Dawgs to Watch No. 12: Cordy Glenn

Cordy Glenn has been a popular guy in preseason camp.

Two weeks ago, the freshman offensive lineman was a hulking 313-pound novice chock full of potential, but still the low man on the totem poll for playing time with the first team line.

Within days, however, his name was coming up in every conversation about impressive freshmen. By the end of two-a-days, coaches were so impressed, Glenn was actually a good bet to land a starting job.

"I think just watching Cordy physically, it didn't take long to say he can do it this year," head coach Mark Richt said.

Still, Glenn is a freshman, and with that comes mistakes. But the mental side of the game is coming along more quickly than expected for Glenn, too, Richt said.

Although Glenn doesn't always know what to do, Richt said he reacts quickly to input from teammates and adjusts well on the fly.

"If you say slip' or slide' or Tex' or Denver' or all these calls that mean something, if you say it to a guy at the last second, even that's not easy to learn," Richt said. "But he's really done a nice job."
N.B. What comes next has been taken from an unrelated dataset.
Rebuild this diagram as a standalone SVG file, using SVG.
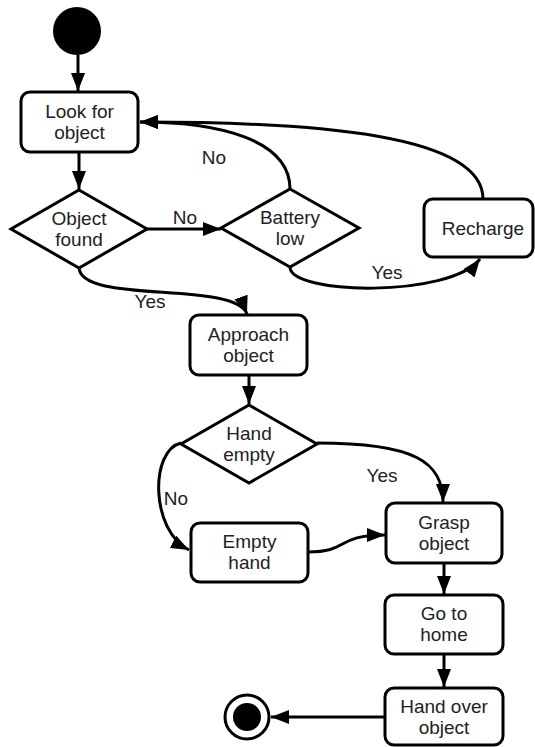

More than just learning the plays and nomenclature, Glenn has been learning almost every position on the line.

When left tackle Trinton Sturdivant went down with a season-ending knee injury last week, Glenn got work in at both left tackle and left guard as Georgia coaches attempted to find the best fit.

By week's end, however, Glenn seemed to have found his place at right guard, where Richt said it's likely he could earn the starting job by the time the season starts in two weeks.

"He's doing a good job," quarterback Matthew Stafford said. "He's big, he's strong, and he knows what he's doing pretty well for a true freshman. I'm excited. I think he's going to be a good player."

And while putting a true freshman on the offensive line doesn't always bode well for the offense's success, even Glenn's fellow linemen think he could be ready for a key role this season.

"If he's up there," tackle Kiante Tripp said, "that means coach trusts him."